Gaevoy concludes: “It’s not USDC ‘delisiting’, it’s another big step towards Tether losing ground to US-native stablecoins.”

Risks to Binance

The move creates three risks for Binance. First is that users leave because they want USDC, Pax or Trust as their stablecoins. But, as explained above, they can still use those stablecoins to make deposits or withdrawals seamlessly into BUSD, which sooths the sting.

The second risk is that Binance now has to manage that BUSD conversion. Although this should be straightforward, it could assume market risks if one of those stablecoins undergoes a huge price action – as happened earlier this year with Terra. (Terra’s collateralization was based on algorithms, whereas USDC is meant to be collateralized by US dollars.)

The third risk is political: as mentioned, these stablecoins are essentially products of the United States. But US regulators don’t trust Binance, which has tried to wriggle out of any global regulation, and since 2020 has been forced to block US citizens as customers.
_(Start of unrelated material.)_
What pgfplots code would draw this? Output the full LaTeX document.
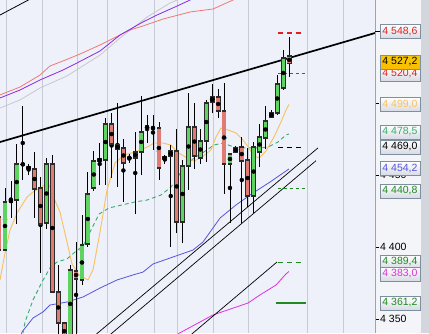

US regulators will scrutinize a deal that consolidates a Binance-issued stablecoin into the market leader.

Binance will hope that its collaboration with Paxos will blunt such concerns: BUSB, if not its issuer, must comply with US laws.

According to data provider Messari, BUSD launched in 2019 as ERC-20 tokens on Ethereum – and therefore can be used to access Ethereum-based projects, using ERC-20 smart contracts. They are collateralized one-for-one by US dollars held in Paxos-owned US bank accounts (eg Silvergate and Signature).

Although reliance on the Ethereum network provides security, removing the need for third parties to manage BUSD token creation and burning, Paxos retains the power to alter those smart contracts to pause BUSD token transactions and wipe balances of frozen accounts – a compliance requirement of its New York DFS license. Paxos also publishes monthly reports detailing the US dollar reserves backing BUSD tokens.